Life begins for the Snowy in a harsh, unforgiving environment. In May, the female looks for a suitable nesting place. She looks for a slightly raised area on the ground. She may choose a depression on rock ledge, or an elevated bit of land known as a pingaluk. This is simply a rise in the ground where the frost below has forced the ground to expand upwards.
She will create a scrape, or minor depression on this frost heave and then line this depression with a bit of grass or moss, perhaps a feather or two. Sometimes the scrape is left entirely bare. The Snowy lays her eggs every other day, but commences brooding the eggs quite early. If lemmings are plentiful, she will lay as many as 11 to 13 eggs, but she may lay as few as three eggs in a lean year. The nestlings hatch in approximately 32 days.
The female does the brooding, while the male protects the nest from predation, and provides food. Even before a single egg has hatched, the male Snowy has been stockpiling a circular ring of rodents around the scrape. In photos, it looks as if the nest is wearing a huge collar of fur, arranged in a tidy circle. The parents are fiercely protective of the young owls, but the mortality rate for young nestlings is very high. It is easy for a nestling to wander, or fall off the pingaluk and perish on the ground or be eaten by predators such as Arctic foxes, or Skuas. Husky dogs have been known to eat the eggs of Snowy Owls, but in most cases the Snowy parents are quite capable of defending their nest with brutal attacks to the head and eyes of the intruder. The Snowy will also use diversion to draw a predator away from a nest, feigning a broken wing.

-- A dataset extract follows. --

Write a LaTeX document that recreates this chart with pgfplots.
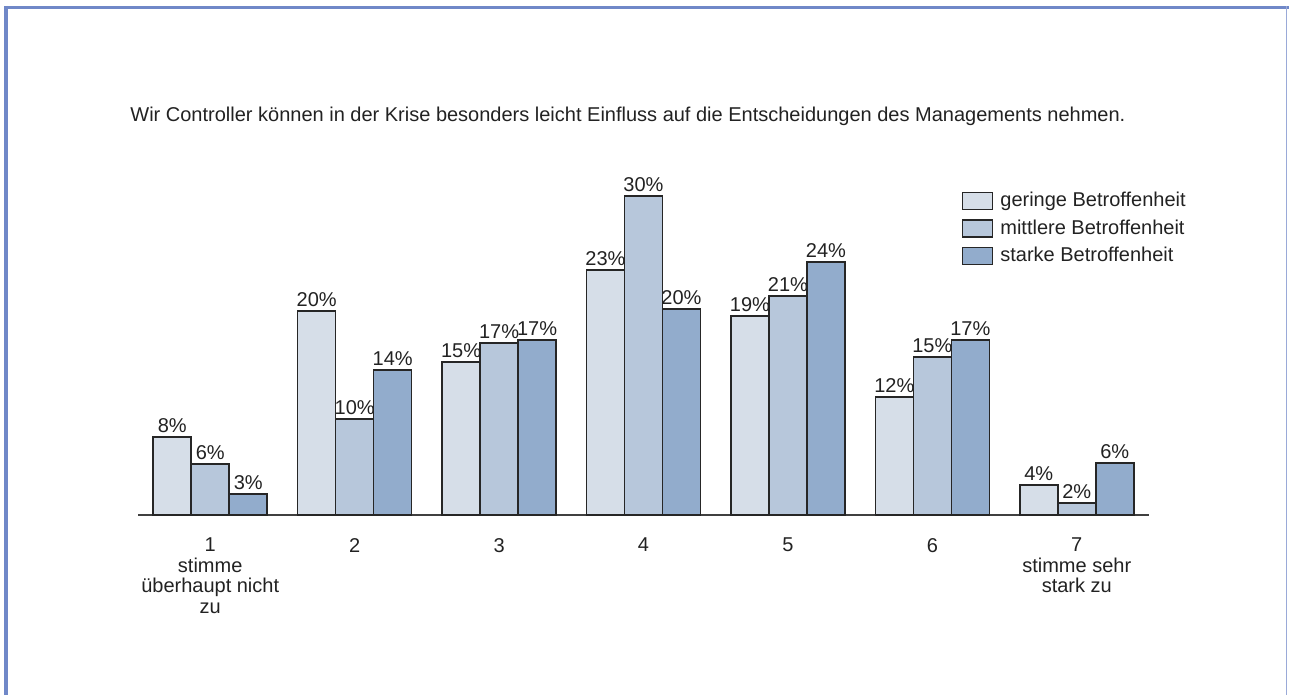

The female feeds the young torn pieces of meat while they are young. During this period of time her neat bib of white is often stained by blood from this task. After reaching adulthood, a Snowy will consume any prey up to the size of a small rabbit by swallowing it whole, headfirst in a series of large gulps.
Nestlings are cared for by their parents throughout the summer, and then in fall, the family will disperse, and the young owls will attempt to establish their own territory. When the immature Snowys wandered far south in record numbers. I knew this might be the one chance in my life to see one in the wild.

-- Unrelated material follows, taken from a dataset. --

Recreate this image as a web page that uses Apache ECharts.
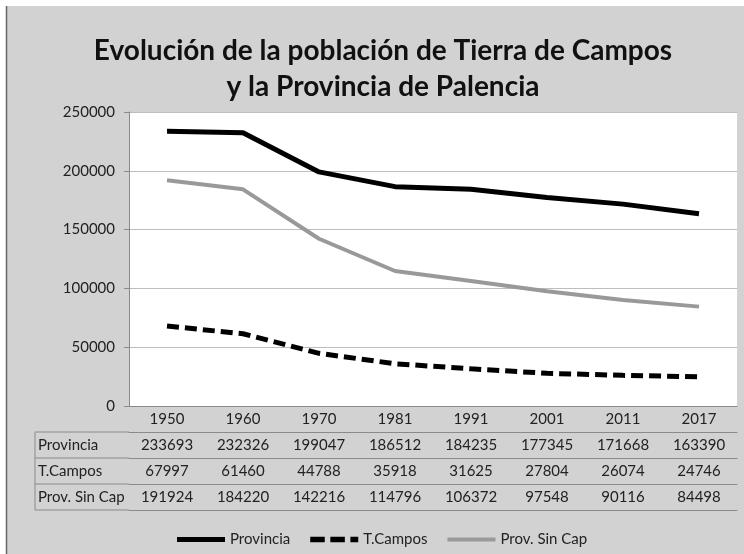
<!DOCTYPE html>
<html>
<head>
<meta charset="utf-8">
<script src="https://cdn.jsdelivr.net/npm/echarts@6/dist/echarts.min.js"></script>
<style>
  * { margin: 0; padding: 0; }
  body { background: #fff; }
  #chart { width: 744px; height: 554px; }
</style>
</head>
<body>
<div id="chart"></div>
<script>
// datos de la tabla
var years = ['1950', '1960', '1970', '1981', '1991', '2001', '2011', '2017'];
var provincia = [233693, 232326, 199047, 186512, 184235, 177345, 171668, 163390];
var tCampos = [67997, 61460, 44788, 35918, 31625, 27804, 26074, 24746];
var provSinCap = [191924, 184220, 142216, 114796, 106372, 97548, 90116, 84498];
var rowNames = ['Provincia', 'T.Campos', 'Prov. Sin Cap'];

var FONT = 'Lato';
var GRID_LEFT = 129, GRID_RIGHT = 7, GRID_TOP = 112, AXIS_Y = 406;
var ROW_H = 26, TABLE_LEFT = 35;
var LINE_COLOR = '#8a8a8a';

var rows = [provincia, tCampos, provSinCap];

// un eje por fila de la tabla, para que las celdas queden alineadas
var xAxes = [{
  type: 'category',
  data: years,
  position: 'bottom',
  axisLine: { lineStyle: { color: LINE_COLOR } },
  axisTick: { length: ROW_H, interval: 0, lineStyle: { color: LINE_COLOR } },
  axisLabel: { interval: 0, margin: 6, fontFamily: FONT, fontSize: 15, color: '#222' }
}];
rows.forEach(function (r, i) {
  xAxes.push({
    type: 'category',
    data: r.map(String),
    position: 'bottom',
    offset: ROW_H * (i + 1),
    axisLine: { lineStyle: { color: LINE_COLOR } },
    axisTick: { length: ROW_H, interval: 0, lineStyle: { color: LINE_COLOR } },
    axisLabel: { interval: 0, margin: 6, fontFamily: FONT, fontSize: 15, color: '#222' }
  });
});
xAxes.push({
  type: 'category',
  data: years,
  position: 'bottom',
  offset: ROW_H * 4,
  axisLine: { lineStyle: { color: LINE_COLOR } },
  axisTick: { show: false },
  axisLabel: { show: false }
});

// columna de la izquierda con los nombres de las filas
var extra = [];
for (var i = 1; i <= 4; i++) {
  extra.push({
    type: 'line',
    shape: { x1: TABLE_LEFT, y1: AXIS_Y + ROW_H * i, x2: GRID_LEFT, y2: AXIS_Y + ROW_H * i },
    style: { stroke: LINE_COLOR, lineWidth: 1 }
  });
}
extra.push({
  type: 'line',
  shape: { x1: TABLE_LEFT, y1: AXIS_Y + ROW_H, x2: TABLE_LEFT, y2: AXIS_Y + ROW_H * 4 },
  style: { stroke: LINE_COLOR, lineWidth: 1 }
});
rowNames.forEach(function (n, i) {
  extra.push({
    type: 'text',
    x: TABLE_LEFT + 3,
    y: AXIS_Y + ROW_H * (i + 1) + ROW_H / 2,
    style: { text: n, font: '15px ' + FONT, fill: '#222', verticalAlign: 'middle' }
  });
});
// marco de la imagen
extra.push(
  { type: 'rect', shape: { x: 0, y: 0, width: 744, height: 6 }, style: { fill: '#fff' } },
  { type: 'rect', shape: { x: 0, y: 0, width: 6, height: 554 }, style: { fill: '#fff' } },
  { type: 'line', shape: { x1: 6.5, y1: 6, x2: 6.5, y2: 554 }, style: { stroke: '#666', lineWidth: 1.5 } }
);

var option = {
  backgroundColor: '#d2d2d2',
  title: {
    text: 'Evolución de la población de Tierra de Campos\ny la Provincia de Palencia',
    left: 378,
    top: 28,
    textAlign: 'center',
    textStyle: { fontFamily: FONT, fontWeight: 'bold', fontSize: 28, lineHeight: 36, color: '#111' }
  },
  legend: {
    left: 172,
    top: 527,
    itemWidth: 48,
    itemHeight: 14,
    itemGap: 20,
    textStyle: { fontFamily: FONT, fontSize: 15, color: '#222' },
    data: [
      { name: 'Provincia', icon: 'path://M0,0h48v5h-48z' },
      { name: 'T.Campos', icon: 'path://M0,0h13v5h-13zM18,0h13v5h-13zM36,0h7v5h-7z' },
      { name: 'Prov. Sin Cap', icon: 'path://M0,0h48v4h-48z' }
    ]
  },
  grid: {
    left: GRID_LEFT,
    right: GRID_RIGHT,
    top: GRID_TOP,
    bottom: 554 - AXIS_Y,
    show: true,
    backgroundColor: '#fff',
    borderWidth: 0
  },
  xAxis: xAxes,
  yAxis: {
    type: 'value',
    min: 0,
    max: 250000,
    interval: 50000,
    axisLine: { show: true, lineStyle: { color: LINE_COLOR } },
    axisTick: { show: true, length: 5, lineStyle: { color: LINE_COLOR } },
    axisLabel: {
      margin: 14, fontFamily: FONT, fontSize: 15, color: '#222',
      formatter: function (v) { return String(v); }
    },
    splitLine: { lineStyle: { color: '#bdbdbd' } }
  },
  graphic: extra,
  series: [
    {
      name: 'Provincia',
      type: 'line',
      data: provincia,
      symbol: 'none',
      lineStyle: { color: '#000', width: 5 },
      itemStyle: { color: '#000' }
    },
    {
      name: 'T.Campos',
      type: 'line',
      data: tCampos,
      symbol: 'none',
      lineStyle: { color: '#000', width: 5, type: [12, 6] },
      itemStyle: { color: '#000' }
    },
    {
      name: 'Prov. Sin Cap',
      type: 'line',
      data: provSinCap,
      symbol: 'none',
      lineStyle: { color: '#999', width: 4 },
      itemStyle: { color: '#999' }
    }
  ]
};

var chart = echarts.init(document.getElementById('chart'));
chart.setOption(option);
</script>
</body>
</html>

I thought this would be an easy task. It was not to be. When I arrived in Hatteras, the owl reported there had been seen that very day, but I walked for hours in the wrong direction. I doubled back, and got a call that the Snowy had been seen at another ramp on the beach. Mike Cowal generously came out to pick us up and bring us to the bird in his four-wheel drive. By the time we arrived, the owl had been disturbed by a group of gulls, and had taken off only minutes before. The wind was picking up, and whipping us so hard that my clothes were flapping like a luffing jib. The owl had disappeared somewhere behind the endless stretch of dune, and it was getting dark.
I was disappointed, and thought I had missed my chance, but then the owls arrived on Ocracoke. Another trip on January 1, and another failure. This time, I did not walk far enough. The Snowy was tucked down by the flats that day.
Last weekend I took my third trip to the beach, and with the help of noted Ocracoke birder Peter Vankevich, I saw the owl. She sat hunkered down, high on a dune. I was sitting in Petes four-wheel drive at the time, and I started taking pictures while still in the car, fearing that with any approach, she might disappear behind the dunes.
She sat in her characteristic forward-leaning squat, and she was as beautiful as I had imagined her. In the far distance, she looked charcoal colored, but through the lens you could see the black and brown bar markings against the pure white of her face and bib. Her feet were splayed wide, and so thoroughly covered in feathers that it looked as if she was wearing huge snowshoes. She swiveled her head in the direction of the beach, and we saw those eyes not just yellow, but glowing lemon yellow.
There we all stood quietly for the next two hours. There were spotting scopes, binoculars, and cameras brought out, and we watched her preen, stretch, and yawn her way through the day. When she took a brief turnaround walk, her steps were an ungainly waddle, as if she had a hard time managing those enormous feet. She was resting but alert. No one harassed her, or approached too closely. She was treated as a visiting dignitary.
The distance from Nord du Quebec to Ocracoke is 1,237 miles, and for all we know, the Ocracoke owl (one of two on the island) may have traveled even farther. The Ocracokers have embraced both the human and avian newcomers to their beautiful island. Families offer you a ride when they see you walking the beach, and Peter Vankovich has taken on the formidable task of escorting anyone to the dunes that wishes to see the owls.
Was it worth three trips to the beach to see a bird? Yes absolutely!
When she swiveled her head and gazed straight at you on that chill Ocracoke dune, you felt the presence of a survivor. It was as if you could actually see her will to live against all odds. These southernmost birds are the birds that have the slimmest chance for survival. They have traveled farther; they have gone without food longer than any of their kind.
Somehow, on tiny Ocracoke Island, the owls have found temporary refuge. We cannot help them, but we wish the travelers all good fortune.